## [What the exercise asks]
Without the pictures, output the lines of the material from the very first through the one that holds "import pandas as pd".
>> Begin Source material
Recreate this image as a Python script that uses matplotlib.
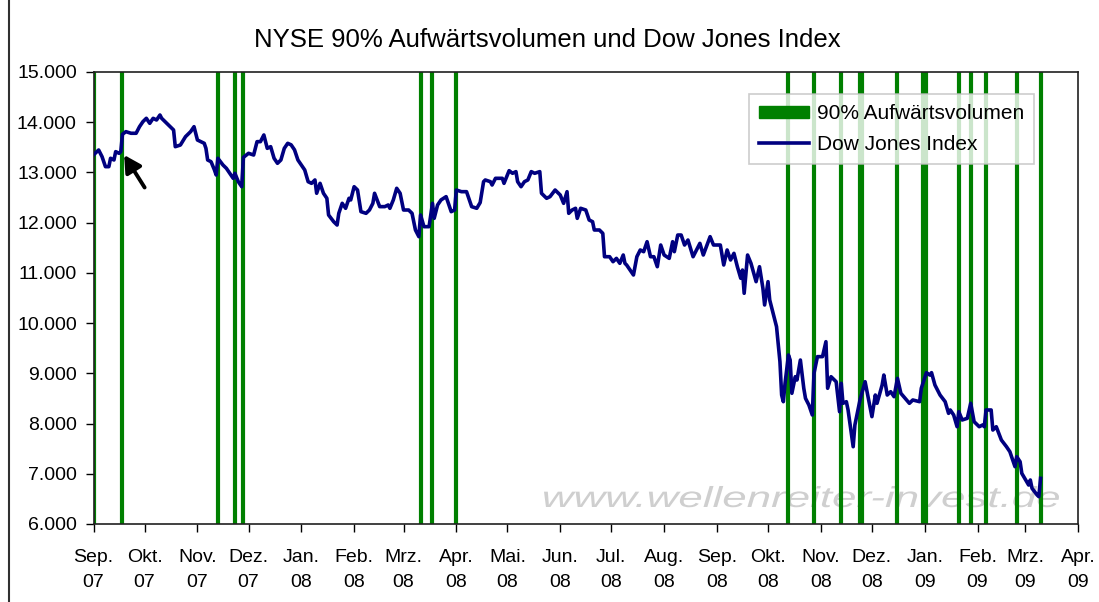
import matplotlib.pyplot as plt
from matplotlib.patches import Patch, PathPatch
from matplotlib.lines import Line2D
from matplotlib.textpath import TextPath
from matplotlib.font_manager import FontProperties
from matplotlib.transforms import Affine2D
import pandas as pd

# Dow Jones Index
dow_dates = [
    "2007-09-01", "2007-09-04", "2007-09-06", "2007-09-08", "2007-09-10", "2007-09-11",
    "2007-09-13", "2007-09-14", "2007-09-16", "2007-09-17", "2007-09-18", "2007-09-20",
    "2007-09-23", "2007-09-26", "2007-09-28", "2007-09-30", "2007-10-02", "2007-10-04",
    "2007-10-06", "2007-10-08", "2007-10-10", "2007-10-11", "2007-10-15", "2007-10-18",
    "2007-10-19", "2007-10-22", "2007-10-25", "2007-10-28", "2007-10-30", "2007-11-01",
    "2007-11-03", "2007-11-05", "2007-11-06", "2007-11-07", "2007-11-09", "2007-11-11",
    "2007-11-12", "2007-11-13", "2007-11-16", "2007-11-18", "2007-11-20", "2007-11-22",
    "2007-11-23", "2007-11-25", "2007-11-27", "2007-11-28", "2007-12-01", "2007-12-04",
    "2007-12-06", "2007-12-08", "2007-12-10", "2007-12-12", "2007-12-14", "2007-12-16",
    "2007-12-18", "2007-12-20", "2007-12-22", "2007-12-24", "2007-12-26", "2007-12-28",
    "2007-12-30", "2008-01-03", "2008-01-05", "2008-01-07", "2008-01-09", "2008-01-10",
    "2008-01-12", "2008-01-14", "2008-01-16", "2008-01-17", "2008-01-20", "2008-01-22",
    "2008-01-23", "2008-01-25", "2008-01-27", "2008-01-29", "2008-01-30", "2008-02-01",
    "2008-02-03", "2008-02-05", "2008-02-08", "2008-02-10", "2008-02-12", "2008-02-13",
    "2008-02-16", "2008-02-19", "2008-02-21", "2008-02-22", "2008-02-24", "2008-02-26",
    "2008-02-28", "2008-03-01", "2008-03-04", "2008-03-06", "2008-03-08", "2008-03-10",
    "2008-03-11", "2008-03-13", "2008-03-16", "2008-03-18", "2008-03-19", "2008-03-21",
    "2008-03-23", "2008-03-26", "2008-03-29", "2008-03-31", "2008-04-01", "2008-04-04",
    "2008-04-07", "2008-04-10", "2008-04-13", "2008-04-15", "2008-04-17", "2008-04-18",
    "2008-04-21", "2008-04-22", "2008-04-24", "2008-04-28", "2008-04-29", "2008-05-02",
    "2008-05-04", "2008-05-06", "2008-05-07", "2008-05-09", "2008-05-11", "2008-05-13",
    "2008-05-15", "2008-05-17", "2008-05-20", "2008-05-21", "2008-05-24", "2008-05-26",
    "2008-05-29", "2008-06-01", "2008-06-03", "2008-06-05", "2008-06-06", "2008-06-08",
    "2008-06-10", "2008-06-11", "2008-06-13", "2008-06-16", "2008-06-18", "2008-06-20",
    "2008-06-21", "2008-06-24", "2008-06-26", "2008-06-27", "2008-06-30", "2008-07-02",
    "2008-07-04", "2008-07-06", "2008-07-08", "2008-07-09", "2008-07-10", "2008-07-12",
    "2008-07-14", "2008-07-16", "2008-07-18", "2008-07-20", "2008-07-22", "2008-07-24",
    "2008-07-26", "2008-07-28", "2008-07-30", "2008-08-01", "2008-08-04", "2008-08-06",
    "2008-08-07", "2008-08-09", "2008-08-11", "2008-08-13", "2008-08-15", "2008-08-18",
    "2008-08-22", "2008-08-24", "2008-08-28", "2008-08-30", "2008-09-03", "2008-09-05",
    "2008-09-07", "2008-09-09", "2008-09-11", "2008-09-13", "2008-09-15", "2008-09-16",
    "2008-09-17", "2008-09-19", "2008-09-21", "2008-09-24", "2008-09-26", "2008-09-28",
    "2008-09-29", "2008-10-01", "2008-10-02", "2008-10-04", "2008-10-06", "2008-10-08",
    "2008-10-09", "2008-10-10", "2008-10-11", "2008-10-13", "2008-10-14", "2008-10-15",
    "2008-10-17", "2008-10-18", "2008-10-20", "2008-10-22", "2008-10-23", "2008-10-25",
    "2008-10-27", "2008-10-28", "2008-10-30", "2008-11-02", "2008-11-04", "2008-11-05",
    "2008-11-07", "2008-11-10", "2008-11-12", "2008-11-13", "2008-11-14", "2008-11-16",
    "2008-11-17", "2008-11-20", "2008-11-21", "2008-11-24", "2008-11-27", "2008-12-01",
    "2008-12-03", "2008-12-04", "2008-12-07", "2008-12-08", "2008-12-10", "2008-12-12",
    "2008-12-14", "2008-12-16", "2008-12-18", "2008-12-23", "2008-12-25", "2008-12-29",
    "2008-12-30", "2009-01-02", "2009-01-04", "2009-01-05", "2009-01-07", "2009-01-10",
    "2009-01-13", "2009-01-15", "2009-01-16", "2009-01-18", "2009-01-20", "2009-01-21",
    "2009-01-23", "2009-01-26", "2009-01-28", "2009-01-30", "2009-02-02", "2009-02-04",
    "2009-02-05", "2009-02-06", "2009-02-09", "2009-02-10", "2009-02-12", "2009-02-15",
    "2009-02-18", "2009-02-20", "2009-02-23", "2009-02-24", "2009-02-26", "2009-02-27",
    "2009-03-03", "2009-03-04", "2009-03-05", "2009-03-08", "2009-03-09", "2009-03-10",
]
dow_values = [
    13350, 13447, 13314, 13115, 13115, 13282,
    13248, 13414, 13381, 13414, 13760, 13812,
    13780, 13780, 13911, 14011, 14078, 13978,
    14078, 14044, 14144, 14078, 13945, 13845,
    13513, 13546, 13712, 13812, 13911, 13646,
    13613, 13580, 13480, 13248, 13214, 13049,
    12949, 13282, 13148, 13082, 12983, 12883,
    12983, 12816, 12716, 13300, 13381, 13347,
    13613, 13613, 13746, 13480, 13513, 13282,
    13182, 13248, 13480, 13580, 13550, 13450,
    13248, 13049, 12816, 12783, 12850, 12585,
    12783, 12585, 12485, 12153, 12019, 11953,
    12186, 12385, 12286, 12485, 12452, 12716,
    12650, 12219, 12186, 12252, 12385, 12585,
    12319, 12319, 12352, 12286, 12452, 12684,
    12585, 12252, 12252, 12186, 11854, 11721,
    12153, 11920, 11920, 12385, 12086, 12352,
    12452, 12518, 12219, 12252, 12650, 12617,
    12617, 12319, 12286, 12400, 12816, 12850,
    12816, 12750, 12883, 12883, 12783, 13035,
    12983, 13016, 12816, 12716, 12816, 12850,
    13016, 12983, 13016, 12585, 12485, 12518,
    12650, 12551, 12385, 12617, 12186, 12252,
    12286, 12086, 12286, 12252, 12053, 12019,
    11854, 11854, 11787, 11322, 11322, 11223,
    11289, 11190, 11356, 11190, 11157, 11057,
    10958, 11322, 11456, 11422, 11621, 11322,
    11322, 11123, 11555, 11356, 11289, 11621,
    11422, 11754, 11754, 11555, 11654, 11322,
    11588, 11356, 11721, 11555, 11555, 11157,
    11456, 11257, 11389, 11123, 10892, 11057,
    10594, 11356, 11190, 10825, 11123, 10693,
    10361, 10825, 10460, 10195, 9929, 9232,
    8568, 8435, 8800, 9365, 9265, 8602,
    8933, 8867, 9265, 8702, 8502, 8369,
    8170, 9000, 9332, 9332, 9630, 8702,
    8933, 8833, 8236, 8800, 8403, 8435,
    8270, 7539, 7971, 8469, 8833, 8137,
    8568, 8403, 8767, 8966, 8568, 8634,
    8535, 8900, 8602, 8403, 8469, 8435,
    8702, 9013, 8966, 9013, 8767, 8568,
    8435, 8203, 8270, 8170, 7937, 8236,
    8071, 8104, 8403, 8037, 7937, 7971,
    7937, 8270, 8270, 7871, 7937, 7672,
    7539, 7439, 7141, 7340, 7240, 7008,
    6776, 6876, 6710, 6577, 6544, 6909,
]

# days with 90% up volume on the NYSE
up_volume_days = [
    "2007-09-01", "2007-09-18", "2007-11-13", "2007-11-23", "2007-11-28",
    "2008-03-11", "2008-03-18", "2008-04-01", "2008-10-13", "2008-10-28",
    "2008-11-13", "2008-11-24", "2008-11-25", "2008-12-16", "2008-12-31",
    "2009-01-02", "2009-01-21", "2009-01-28", "2009-02-06", "2009-02-24",
    "2009-03-10",
]

month_names = ["Sep.", "Okt.", "Nov.", "Dez.", "Jan.", "Feb.", "Mrz.", "Apr.", "Mai.", "Jun.",
               "Jul.", "Aug.", "Sep.", "Okt.", "Nov.", "Dez.", "Jan.", "Feb.", "Mrz.", "Apr."]
month_years = ["07"] * 4 + ["08"] * 12 + ["09"] * 4

GREEN = '#008000'
NAVY = '#000080'

plt.rcParams['font.family'] = ['Liberation Sans', 'DejaVu Sans']

fig = plt.figure(figsize=(10.99, 6.02), dpi=100)
ax = fig.add_axes([0.0851, 0.1296, 0.8958, 0.7508])

dates = pd.to_datetime(dow_dates)
for d in pd.to_datetime(up_volume_days):
    ax.axvline(d, color=GREEN, lw=3.0, zorder=2)
ax.plot(dates, dow_values, color=NAVY, lw=2.6, zorder=3, solid_joinstyle='round')

ax.set_xlim(pd.Timestamp("2007-09-01"), pd.Timestamp("2009-04-01"))
ax.set_ylim(6000, 15000)
ax.set_yticks(range(6000, 15001, 1000))
ax.set_yticklabels([f"{v:,}".replace(",", ".") for v in range(6000, 15001, 1000)])

ticks = pd.date_range("2007-09-01", "2009-04-01", freq="MS")
ax.set_xticks(ticks)
ax.set_xticklabels([f"{m}\n{y}" for m, y in zip(month_names, month_years)],
                   linespacing=1.65)
ax.tick_params(axis='both', direction='out', length=6, width=1, labelsize=14, color='black')
ax.tick_params(axis='x', pad=12)
ax.tick_params(axis='y', pad=6)
for s in ax.spines.values():
    s.set_color('#202020')
    s.set_linewidth(1.2)

# watermark, stretched sideways like the original
tp = TextPath((0, 0), "www.wellenreiter-invest.de", size=1,
              prop=FontProperties(family='Liberation Sans', style='italic'))
ext = tp.get_extents()
wm = Affine2D().translate(-ext.x0, 0).scale(515 / ext.width, 29).translate(544, 95)
ax.add_patch(PathPatch(tp, transform=wm, facecolor='#cfcfcf', edgecolor='none',
                       zorder=1, clip_on=False))

# arrow to the first up-volume day
ax.annotate("", xy=(pd.Timestamp("2007-09-19"), 13347), xytext=(pd.Timestamp("2007-10-01"), 12700),
            arrowprops=dict(arrowstyle='-|>,head_length=1.0,head_width=0.55', color='black', lw=2.8,
                            shrinkA=0, shrinkB=0),
            zorder=4)

handles = [Patch(facecolor=GREEN, edgecolor=GREEN), Line2D([], [], color=NAVY, lw=2.6)]
leg = ax.legend(handles, ['90% Aufwärtsvolumen', 'Dow Jones Index'],
                loc='upper left', bbox_to_anchor=(749 / 1099, 1 - 94 / 602),
                bbox_transform=fig.transFigure, borderaxespad=0,
                fontsize=15, frameon=True, fancybox=False, edgecolor='#c0c0c0',
                handlelength=2.4, handleheight=0.5, borderpad=0.5,
                labelspacing=0.55, handletextpad=0.35)
leg.get_frame().set_linewidth(1.2)

fig.text(0.498, 1 - 40 / 602, "NYSE 90% Aufwärtsvolumen und Dow Jones Index", ha='center',
         va='center', fontsize=18.5)

# outer chart border
fig.patches.append(plt.Rectangle((0.008, -0.01), 1.1, 1.2, transform=fig.transFigure,
                                 fill=False, edgecolor='#303030', lw=1.5))

fig.savefig("out.png", dpi=100)
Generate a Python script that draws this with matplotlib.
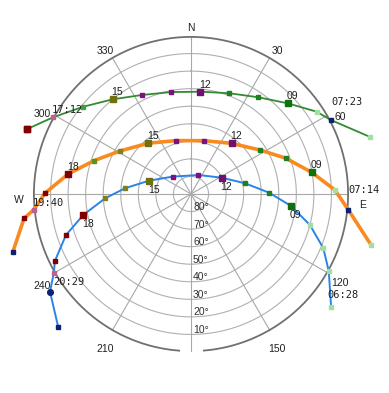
import numpy as np
import matplotlib
matplotlib.use('Agg')
import matplotlib.pyplot as plt

# ---------------- data (azimuth deg east of north, signed; altitude deg) ----------------
green_az = [72.3, 62.0, 56.8, 46.8, 34.8, 20.8, 5.0, -11.3, -26.5, -39.6, -51.0, -61.0, -68.5]
green_alt = [-17.0, 0.0, 4.4, 14.5, 22.9, 28.6, 31.5, 30.8, 27.0, 20.0, 11.0, 0.0, -10.6]
green_time = ['06', '07:23', '08', '09', '10', '11', '12', '13', '14', '15', '16', '17:12', '18']
green_mcol = ['#a0e0a0', '#102070', '#a0e0a0', '#107010', '#208020', '#208020', '#701070',
              '#801080', '#801080', '#707010', '#40a040', '#c06090', '#800000']

orange_az = [105.8, 95.7, 88.4, 79.8, 69.3, 57.5, 38.8, 14.0, -15.7, -40.1, -58.8, -71.0,
             -80.7, -89.7, -95.7, -98.3, -108.0]
orange_alt = [-16.6, 0.0, 8.0, 20.2, 32.3, 43.4, 53.0, 58.7, 58.4, 52.2, 42.7, 31.6,
              19.2, 6.8, 0.0, -6.1, -16.7]
orange_time = ['06', '07:14', '08', '09', '10', '11', '12', '13', '14', '15', '16', '17',
               '18', '19', '19:40', '20', '21']
orange_mcol = ['#a0e0a0', '#102070', '#a0e0a0', '#107010', '#208020', '#208020', '#701070',
               '#801080', '#801080', '#707010', '#808020', '#609020', '#800000', '#800000',
               '#c06090', '#800000', '#102070']

blue_az = [128.8, 119.3, 112.3, 104.6, 96.8, 89.0, 78.8, 62.0, 21.0, -46.6, -72.4, -85.0,
           -92.9, -101.0, -108.2, -116.2, -119.8, -124.7, -135.0]
blue_alt = [-12.4, 0.0, 8.5, 20.0, 32.6, 45.6, 58.6, 70.2, 78.4, 75.6, 64.9, 52.3,
            41.0, 27.5, 15.0, 3.6, 0.0, -7.7, -17.0]
blue_time = ['05', '06:28', '07', '08', '09', '10', '11', '12', '13', '14', '15', '16',
             '17', '18', '19', '20', '20:29', '21', '22']
blue_mcol = ['#a0e0a0', '#a0e0a0', '#a0e0a0', '#a0e0a0', '#107010', '#208020', '#208020',
             '#701070', '#801080', '#801080', '#707010', '#808020', '#808020', '#800000',
             '#800000', '#800000', '#c06090', '#102070', '#102070']

ring_alts = [10, 20, 30, 40, 50, 60, 70, 80]
dir_az = [0, 30, 60, 90, 120, 150, 210, 240, 270, 300, 330]
dir_labels = ['N', '30', '60', 'E', '120', '150', '210', '240', 'W', '300', '330']

big_hours = ['09', '12', '15', '18']
label_green = ['07:23', '09', '12', '15', '17:12']
label_orange = ['07:14', '09', '12', '15', '18', '19:40']
label_blue = ['06:28', '09', '12', '15', '18', '20:29']

# ---------------- figure ----------------
fig = plt.figure(figsize=(3.89, 3.93), dpi=100)
fig.patch.set_facecolor('white')
ax = fig.add_axes([33 / 389, 41 / 393, 316 / 389, 316 / 393], projection='polar')
ax.set_theta_zero_location('N')
ax.set_theta_direction(-1)
ax.set_rlim(0, 90)
ax.grid(False)
ax.set_xticks([])
ax.set_yticks([])
ax.spines['polar'].set_visible(False)
ax.patch.set_visible(False)

full = np.radians(np.linspace(0, 360, 721))
for a in ring_alts:
    ax.plot(full, np.full_like(full, 90 - a), color='#b0b0b0', lw=0.8, zorder=1)
for a in range(0, 360, 30):
    ax.plot([np.radians(a)] * 2, [0, 90], color='#a8a8a8', lw=0.8, zorder=1)
outer = np.radians(np.linspace(184, 535.6, 600))
ax.plot(outer, np.full_like(outer, 90), color='#707070', lw=2.6, zorder=2,
        solid_capstyle='butt')

dir_offsets = {'E': (0, -11), '60': (0, -9), '120': (0, -3)}
for a, t in zip(dir_az, dir_labels):
    ax.annotate(t, xy=(np.radians(a), 98), xytext=dir_offsets.get(t, (0, -6)),
                textcoords='offset pixels',
                ha='center', va='center', fontsize=7.5, color='#202020',
                family='Liberation Sans', annotation_clip=False)

for a in ring_alts:
    ax.annotate(f'{a}°', xy=(np.pi, 90 - a), xytext=(2, 4.5), textcoords='offset pixels',
                ha='left', va='center', fontsize=7.5, color='#303030',
                family='Liberation Sans', annotation_clip=False, zorder=4)

# label offsets that differ from the default (to keep texts from colliding)
special_offsets = {'07:23': (1, 13), '07:14': (0, 15), '06:28': (-1, -19)}


def draw_path(az, alt, times, mcol, color, lw, labels, below):
    th = np.radians(az)
    r = 90 - np.array(alt)
    ax.plot(th, r, color=color, lw=lw, clip_on=False, zorder=3, solid_capstyle='butt')
    for i, t in enumerate(times):
        if t in big_hours:
            ax.plot(th[i], r[i], marker='s', ms=4.3, color=mcol[i], mec=mcol[i],
                    clip_on=False, zorder=5)
        else:
            ax.plot(th[i], r[i], marker='s', ms=2.3, color=mcol[i], mec=mcol[i],
                    clip_on=False, zorder=5)
        if t in labels:
            mono = ':' in t
            off = special_offsets.get(t, (-1, -4 if below else 2))
            ax.annotate(t, xy=(th[i], r[i]), xytext=off,
                        textcoords='offset pixels', ha='left',
                        va='top' if below else 'bottom', fontsize=7.5, color='#202020',
                        family='DejaVu Sans Mono' if mono else 'Liberation Sans',
                        annotation_clip=False, zorder=6)


draw_path(green_az, green_alt, green_time, green_mcol, '#338a33', 1.3, label_green, False)
draw_path(orange_az, orange_alt, orange_time, orange_mcol, '#f98a20', 2.6, label_orange, False)
draw_path(blue_az, blue_alt, blue_time, blue_mcol, '#2a84e8', 1.4, label_blue, True)

# enlarge a couple of end markers as in reference
ax.plot(np.radians(green_az[-1]), 90 - green_alt[-1], marker='s', ms=4.8,
        color=green_mcol[-1], clip_on=False, zorder=5)
ax.plot(np.radians(blue_az[-2]), 90 - blue_alt[-2], marker='o', ms=4.0,
        color=blue_mcol[-2], clip_on=False, zorder=5)

fig.savefig('out.png', dpi=100, facecolor='white')
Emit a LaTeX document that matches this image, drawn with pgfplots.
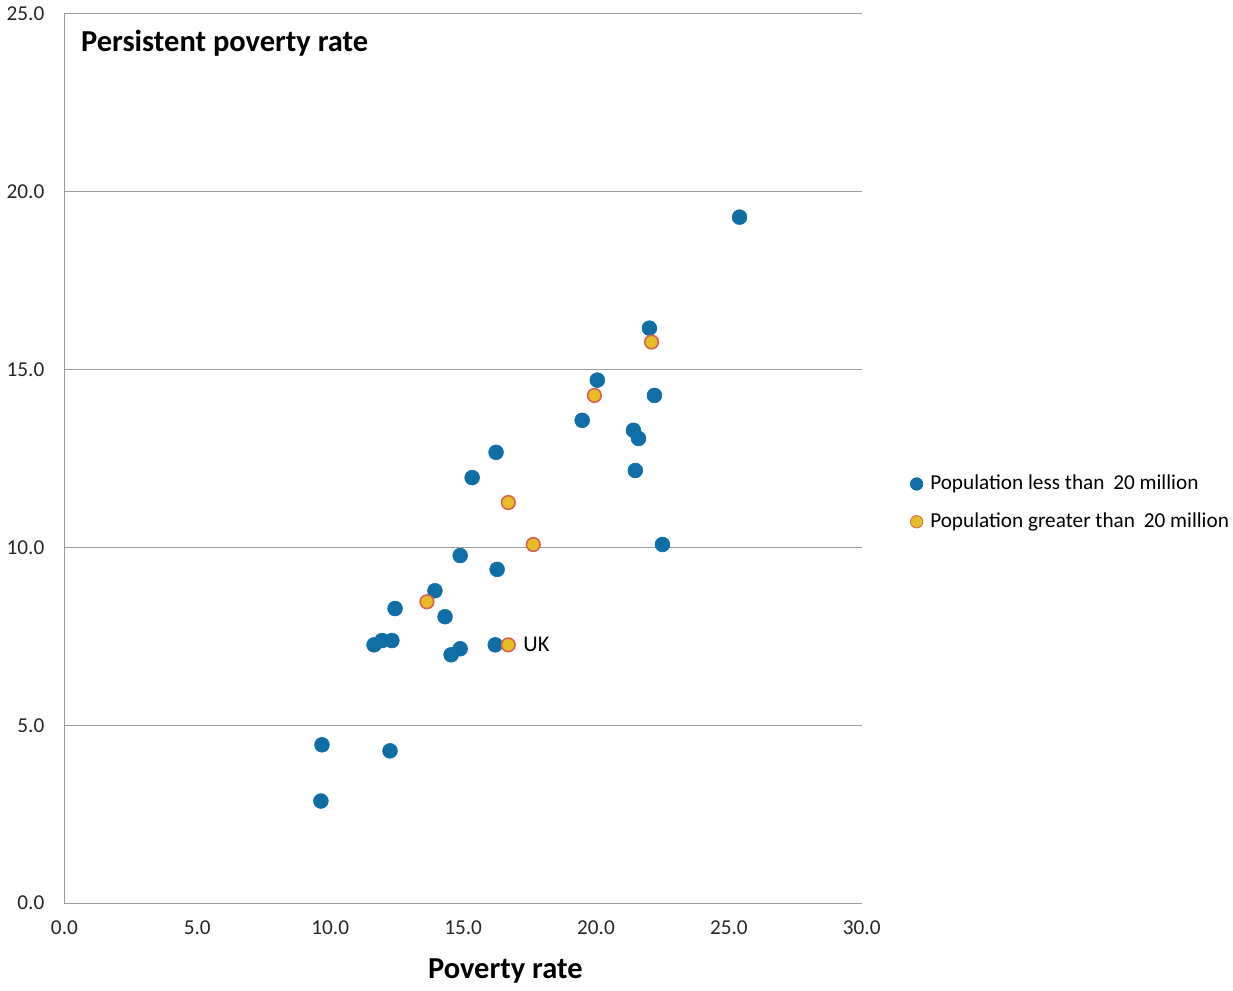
\documentclass[border=0pt]{standalone}
\usepackage{pgfplots}
\pgfplotsset{compat=1.18}
\usepackage{fontspec}
\setmainfont{Carlito}
\definecolor{cblue}{RGB}{16,110,166}
\definecolor{cgold}{RGB}{232,188,36}
\definecolor{cedge}{RGB}{212,100,78}
\definecolor{cgrid}{RGB}{155,155,155}
\begin{document}
\begin{tikzpicture}
\begin{axis}[
  scale only axis,
  width=398pt, height=444pt,
  xmin=0, xmax=30, ymin=0, ymax=25,
  xtick={0,5,...,30}, ytick={0,5,...,25},
  axis x line*=bottom, axis y line*=left,
  axis line style={cgrid, line width=0.6pt, -},
  major tick length=0pt,
  ymajorgrids, grid style={cgrid, line width=0.6pt},
  /pgf/number format/.cd, fixed, fixed zerofill, precision=1, assume math mode=true,
  /pgfplots/.cd,
  tick label style={font=\fontsize{10.6}{12}\selectfont, text=black!85},
  xticklabel style={yshift=-5pt},
  yticklabel style={xshift=-6.5pt},
  clip=false,
  legend style={draw=none, fill=none, at={(axis description cs:1.06,0.45)}, anchor=west,
    font=\fontsize{10.6}{12}\selectfont, row sep=6pt, inner sep=0pt},
  legend cell align=left,
  legend image code/.code={\draw[#1] (0,0) circle (3.1pt);},
]
\addplot[only marks, mark=*, mark size=3.7pt, draw=cblue, fill=cblue, mark options={line width=0.3pt}] coordinates {
(25.40,19.28) (22.01,16.16) (20.05,14.70) (22.20,14.27) (19.48,13.57)
(21.41,13.29) (21.60,13.06) (21.48,12.16) (16.24,12.67) (15.34,11.96)
(22.50,10.08) (14.89,9.77) (16.28,9.38) (13.94,8.78) (12.44,8.28)
(14.32,8.05) (11.65,7.26) (11.95,7.38) (12.32,7.38) (14.89,7.15)
(14.55,6.98) (16.21,7.26) (9.69,4.45) (12.25,4.28) (9.65,2.87)
};
\addlegendentry{\hspace{1.5pt}Population less than\hspace{2pt} 20 million}
\addplot[only marks, mark=*, mark size=3.4pt, draw=cedge, fill=cgold, mark options={line width=0.8pt}] coordinates {
(22.09,15.77) (19.94,14.27) (16.70,11.26) (17.64,10.08) (13.64,8.47) (16.70,7.26)
};
\addlegendentry{\hspace{1.5pt}Population greater than\hspace{2pt} 20 million}
\node[anchor=west, font=\fontsize{11.2}{13}\selectfont, xshift=4pt] at (axis cs:16.70,7.26) {UK};
\node[anchor=base west, font=\fontsize{15.2}{17}\bfseries\selectfont] at (axis description cs:0.012,0.958) {Persistent poverty rate};
\node[anchor=base, font=\fontsize{15.2}{17}\bfseries\selectfont] at (axis description cs:0.553,-0.085) {Poverty rate};
\end{axis}
\end{tikzpicture}
\end{document}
>> End Source material
## [Output of the exercise]
Recreate this image as a Python script that uses matplotlib.
import matplotlib.pyplot as plt
from matplotlib.patches import Patch, PathPatch
from matplotlib.lines import Line2D
from matplotlib.textpath import TextPath
from matplotlib.font_manager import FontProperties
from matplotlib.transforms import Affine2D
import pandas as pd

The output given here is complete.